** begin **

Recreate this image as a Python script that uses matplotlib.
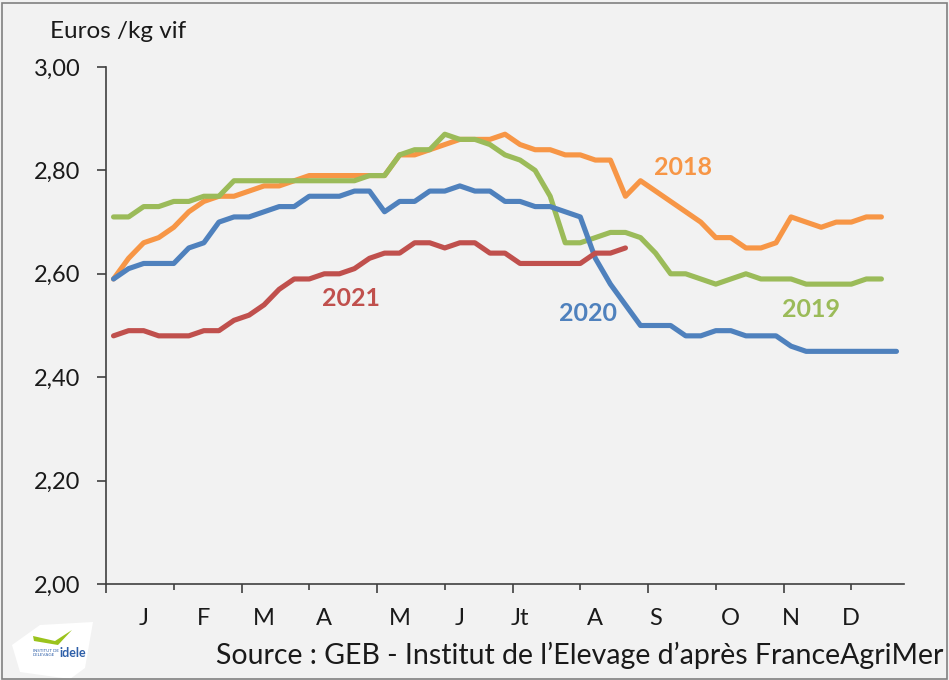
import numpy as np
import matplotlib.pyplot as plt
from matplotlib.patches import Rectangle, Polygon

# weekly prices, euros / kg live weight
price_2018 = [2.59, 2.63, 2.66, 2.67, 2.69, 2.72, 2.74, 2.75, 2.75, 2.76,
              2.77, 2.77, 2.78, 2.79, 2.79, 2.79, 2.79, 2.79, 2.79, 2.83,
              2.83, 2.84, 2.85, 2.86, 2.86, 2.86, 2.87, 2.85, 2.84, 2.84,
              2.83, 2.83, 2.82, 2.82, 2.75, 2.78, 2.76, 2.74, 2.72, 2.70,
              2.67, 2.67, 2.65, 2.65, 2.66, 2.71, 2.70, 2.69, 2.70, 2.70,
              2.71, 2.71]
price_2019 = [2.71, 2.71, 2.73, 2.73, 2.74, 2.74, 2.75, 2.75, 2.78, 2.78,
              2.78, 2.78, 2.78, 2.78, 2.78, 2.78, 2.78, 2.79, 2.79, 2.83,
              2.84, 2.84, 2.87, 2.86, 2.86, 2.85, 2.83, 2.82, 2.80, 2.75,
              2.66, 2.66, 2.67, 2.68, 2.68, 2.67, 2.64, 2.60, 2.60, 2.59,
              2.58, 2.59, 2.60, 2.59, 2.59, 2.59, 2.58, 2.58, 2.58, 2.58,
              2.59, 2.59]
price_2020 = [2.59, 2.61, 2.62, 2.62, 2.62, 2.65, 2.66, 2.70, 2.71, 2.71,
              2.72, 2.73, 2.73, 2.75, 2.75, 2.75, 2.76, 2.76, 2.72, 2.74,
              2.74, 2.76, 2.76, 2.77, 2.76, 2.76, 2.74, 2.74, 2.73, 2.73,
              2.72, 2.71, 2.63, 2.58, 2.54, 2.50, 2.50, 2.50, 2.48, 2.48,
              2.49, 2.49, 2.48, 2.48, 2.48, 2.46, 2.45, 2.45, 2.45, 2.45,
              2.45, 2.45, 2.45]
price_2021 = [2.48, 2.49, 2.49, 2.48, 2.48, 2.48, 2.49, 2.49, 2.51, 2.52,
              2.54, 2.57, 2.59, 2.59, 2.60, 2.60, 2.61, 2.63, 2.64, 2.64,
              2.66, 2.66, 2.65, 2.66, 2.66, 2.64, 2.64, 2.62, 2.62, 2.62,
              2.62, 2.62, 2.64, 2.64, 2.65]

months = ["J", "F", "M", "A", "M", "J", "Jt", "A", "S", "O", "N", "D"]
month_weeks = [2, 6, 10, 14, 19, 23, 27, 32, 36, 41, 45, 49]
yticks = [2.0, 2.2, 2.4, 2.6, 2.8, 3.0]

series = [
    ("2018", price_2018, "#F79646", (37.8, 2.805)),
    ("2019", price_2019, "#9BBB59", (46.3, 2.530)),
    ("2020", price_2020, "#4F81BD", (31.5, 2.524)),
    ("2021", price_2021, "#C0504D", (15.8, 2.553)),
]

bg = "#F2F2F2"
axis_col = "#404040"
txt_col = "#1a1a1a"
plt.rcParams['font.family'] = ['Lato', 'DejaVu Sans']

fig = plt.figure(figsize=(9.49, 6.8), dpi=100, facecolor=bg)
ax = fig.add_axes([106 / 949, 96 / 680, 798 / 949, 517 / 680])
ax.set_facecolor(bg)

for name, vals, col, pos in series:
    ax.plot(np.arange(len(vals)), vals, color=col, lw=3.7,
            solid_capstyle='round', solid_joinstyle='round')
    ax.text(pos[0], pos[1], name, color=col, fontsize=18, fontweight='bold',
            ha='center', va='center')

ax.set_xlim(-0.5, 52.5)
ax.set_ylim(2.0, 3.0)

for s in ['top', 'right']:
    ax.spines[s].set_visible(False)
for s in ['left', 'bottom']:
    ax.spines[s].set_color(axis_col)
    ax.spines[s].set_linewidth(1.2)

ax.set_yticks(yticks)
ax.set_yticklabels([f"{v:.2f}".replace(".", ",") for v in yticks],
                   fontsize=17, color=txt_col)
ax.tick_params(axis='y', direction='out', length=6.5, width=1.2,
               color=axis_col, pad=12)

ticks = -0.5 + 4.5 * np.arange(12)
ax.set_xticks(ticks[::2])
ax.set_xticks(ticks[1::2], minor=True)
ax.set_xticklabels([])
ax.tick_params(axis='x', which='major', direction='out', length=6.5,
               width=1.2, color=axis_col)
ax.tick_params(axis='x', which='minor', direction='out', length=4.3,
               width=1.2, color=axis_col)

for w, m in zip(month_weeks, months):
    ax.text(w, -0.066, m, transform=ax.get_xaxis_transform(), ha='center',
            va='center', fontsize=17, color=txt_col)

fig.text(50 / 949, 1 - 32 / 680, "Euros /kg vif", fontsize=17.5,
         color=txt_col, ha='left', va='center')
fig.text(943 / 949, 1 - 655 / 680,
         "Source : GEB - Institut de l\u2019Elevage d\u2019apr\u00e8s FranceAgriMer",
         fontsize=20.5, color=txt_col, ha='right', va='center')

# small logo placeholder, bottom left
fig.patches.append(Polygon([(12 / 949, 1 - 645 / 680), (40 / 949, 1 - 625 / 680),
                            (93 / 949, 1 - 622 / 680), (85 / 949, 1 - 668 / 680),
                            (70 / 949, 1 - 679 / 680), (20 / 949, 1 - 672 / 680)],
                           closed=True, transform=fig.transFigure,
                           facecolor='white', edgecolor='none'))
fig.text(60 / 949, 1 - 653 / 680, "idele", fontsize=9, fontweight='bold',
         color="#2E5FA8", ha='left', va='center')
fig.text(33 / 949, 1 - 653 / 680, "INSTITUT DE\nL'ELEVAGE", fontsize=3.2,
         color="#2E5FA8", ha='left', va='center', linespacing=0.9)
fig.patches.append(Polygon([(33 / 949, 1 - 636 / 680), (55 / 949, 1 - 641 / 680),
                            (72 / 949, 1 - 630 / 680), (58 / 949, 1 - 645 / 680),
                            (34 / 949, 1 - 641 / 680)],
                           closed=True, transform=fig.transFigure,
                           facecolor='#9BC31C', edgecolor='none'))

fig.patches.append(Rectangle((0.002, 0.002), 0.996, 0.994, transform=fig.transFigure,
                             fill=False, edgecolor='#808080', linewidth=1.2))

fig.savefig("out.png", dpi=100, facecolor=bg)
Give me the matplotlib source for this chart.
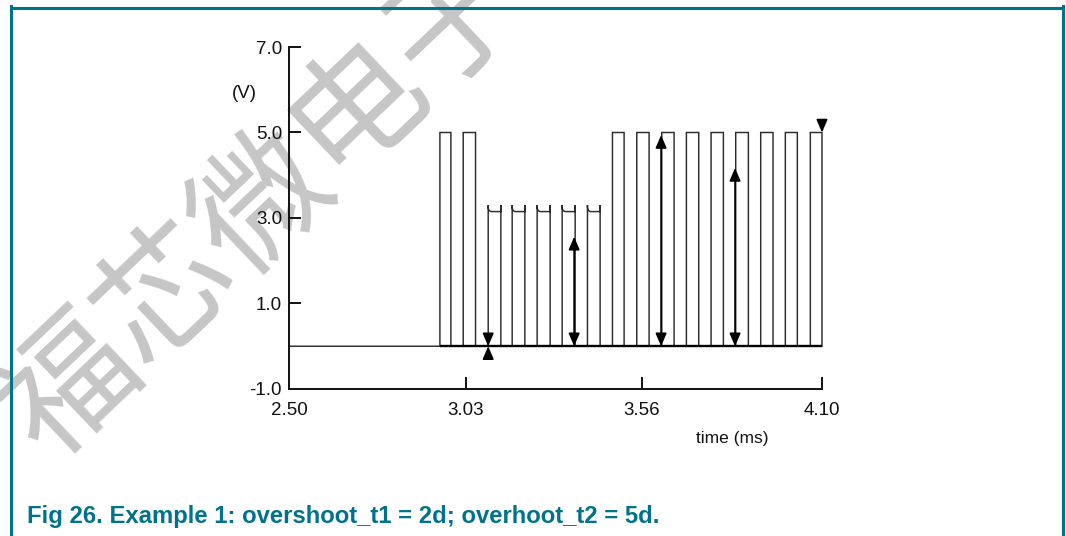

** end **

• **What is being asked**
An exact transcription of all the entries is required, without the pictures.

• **Solution**
Recreate this image as a Python script that uses matplotlib.
import numpy as np
import matplotlib.pyplot as plt
from matplotlib.patches import Rectangle, Polygon

# weekly prices, euros / kg live weight
price_2018 = [2.59, 2.63, 2.66, 2.67, 2.69, 2.72, 2.74, 2.75, 2.75, 2.76,
              2.77, 2.77, 2.78, 2.79, 2.79, 2.79, 2.79, 2.79, 2.79, 2.83,
              2.83, 2.84, 2.85, 2.86, 2.86, 2.86, 2.87, 2.85, 2.84, 2.84,
              2.83, 2.83, 2.82, 2.82, 2.75, 2.78, 2.76, 2.74, 2.72, 2.70,
              2.67, 2.67, 2.65, 2.65, 2.66, 2.71, 2.70, 2.69, 2.70, 2.70,
              2.71, 2.71]
price_2019 = [2.71, 2.71, 2.73, 2.73, 2.74, 2.74, 2.75, 2.75, 2.78, 2.78,
              2.78, 2.78, 2.78, 2.78, 2.78, 2.78, 2.78, 2.79, 2.79, 2.83,
              2.84, 2.84, 2.87, 2.86, 2.86, 2.85, 2.83, 2.82, 2.80, 2.75,
              2.66, 2.66, 2.67, 2.68, 2.68, 2.67, 2.64, 2.60, 2.60, 2.59,
              2.58, 2.59, 2.60, 2.59, 2.59, 2.59, 2.58, 2.58, 2.58, 2.58,
              2.59, 2.59]
price_2020 = [2.59, 2.61, 2.62, 2.62, 2.62, 2.65, 2.66, 2.70, 2.71, 2.71,
              2.72, 2.73, 2.73, 2.75, 2.75, 2.75, 2.76, 2.76, 2.72, 2.74,
              2.74, 2.76, 2.76, 2.77, 2.76, 2.76, 2.74, 2.74, 2.73, 2.73,
              2.72, 2.71, 2.63, 2.58, 2.54, 2.50, 2.50, 2.50, 2.48, 2.48,
              2.49, 2.49, 2.48, 2.48, 2.48, 2.46, 2.45, 2.45, 2.45, 2.45,
              2.45, 2.45, 2.45]
price_2021 = [2.48, 2.49, 2.49, 2.48, 2.48, 2.48, 2.49, 2.49, 2.51, 2.52,
              2.54, 2.57, 2.59, 2.59, 2.60, 2.60, 2.61, 2.63, 2.64, 2.64,
              2.66, 2.66, 2.65, 2.66, 2.66, 2.64, 2.64, 2.62, 2.62, 2.62,
              2.62, 2.62, 2.64, 2.64, 2.65]

months = ["J", "F", "M", "A", "M", "J", "Jt", "A", "S", "O", "N", "D"]
month_weeks = [2, 6, 10, 14, 19, 23, 27, 32, 36, 41, 45, 49]
yticks = [2.0, 2.2, 2.4, 2.6, 2.8, 3.0]

series = [
    ("2018", price_2018, "#F79646", (37.8, 2.805)),
    ("2019", price_2019, "#9BBB59", (46.3, 2.530)),
    ("2020", price_2020, "#4F81BD", (31.5, 2.524)),
    ("2021", price_2021, "#C0504D", (15.8, 2.553)),
]

bg = "#F2F2F2"
axis_col = "#404040"
txt_col = "#1a1a1a"
plt.rcParams['font.family'] = ['Lato', 'DejaVu Sans']

fig = plt.figure(figsize=(9.49, 6.8), dpi=100, facecolor=bg)
ax = fig.add_axes([106 / 949, 96 / 680, 798 / 949, 517 / 680])
ax.set_facecolor(bg)

for name, vals, col, pos in series:
    ax.plot(np.arange(len(vals)), vals, color=col, lw=3.7,
            solid_capstyle='round', solid_joinstyle='round')
    ax.text(pos[0], pos[1], name, color=col, fontsize=18, fontweight='bold',
            ha='center', va='center')

ax.set_xlim(-0.5, 52.5)
ax.set_ylim(2.0, 3.0)

for s in ['top', 'right']:
    ax.spines[s].set_visible(False)
for s in ['left', 'bottom']:
    ax.spines[s].set_color(axis_col)
    ax.spines[s].set_linewidth(1.2)

ax.set_yticks(yticks)
ax.set_yticklabels([f"{v:.2f}".replace(".", ",") for v in yticks],
                   fontsize=17, color=txt_col)
ax.tick_params(axis='y', direction='out', length=6.5, width=1.2,
               color=axis_col, pad=12)

ticks = -0.5 + 4.5 * np.arange(12)
ax.set_xticks(ticks[::2])
ax.set_xticks(ticks[1::2], minor=True)
ax.set_xticklabels([])
ax.tick_params(axis='x', which='major', direction='out', length=6.5,
               width=1.2, color=axis_col)
ax.tick_params(axis='x', which='minor', direction='out', length=4.3,
               width=1.2, color=axis_col)

for w, m in zip(month_weeks, months):
    ax.text(w, -0.066, m, transform=ax.get_xaxis_transform(), ha='center',
            va='center', fontsize=17, color=txt_col)

fig.text(50 / 949, 1 - 32 / 680, "Euros /kg vif", fontsize=17.5,
         color=txt_col, ha='left', va='center')
fig.text(943 / 949, 1 - 655 / 680,
         "Source : GEB - Institut de l\u2019Elevage d\u2019apr\u00e8s FranceAgriMer",
         fontsize=20.5, color=txt_col, ha='right', va='center')

# small logo placeholder, bottom left
fig.patches.append(Polygon([(12 / 949, 1 - 645 / 680), (40 / 949, 1 - 625 / 680),
                            (93 / 949, 1 - 622 / 680), (85 / 949, 1 - 668 / 680),
                            (70 / 949, 1 - 679 / 680), (20 / 949, 1 - 672 / 680)],
                           closed=True, transform=fig.transFigure,
                           facecolor='white', edgecolor='none'))
fig.text(60 / 949, 1 - 653 / 680, "idele", fontsize=9, fontweight='bold',
         color="#2E5FA8", ha='left', va='center')
fig.text(33 / 949, 1 - 653 / 680, "INSTITUT DE\nL'ELEVAGE", fontsize=3.2,
         color="#2E5FA8", ha='left', va='center', linespacing=0.9)
fig.patches.append(Polygon([(33 / 949, 1 - 636 / 680), (55 / 949, 1 - 641 / 680),
                            (72 / 949, 1 - 630 / 680), (58 / 949, 1 - 645 / 680),
                            (34 / 949, 1 - 641 / 680)],
                           closed=True, transform=fig.transFigure,
                           facecolor='#9BC31C', edgecolor='none'))

fig.patches.append(Rectangle((0.002, 0.002), 0.996, 0.994, transform=fig.transFigure,
                             fill=False, edgecolor='#808080', linewidth=1.2))

fig.savefig("out.png", dpi=100, facecolor=bg)
Give me the matplotlib source for this chart.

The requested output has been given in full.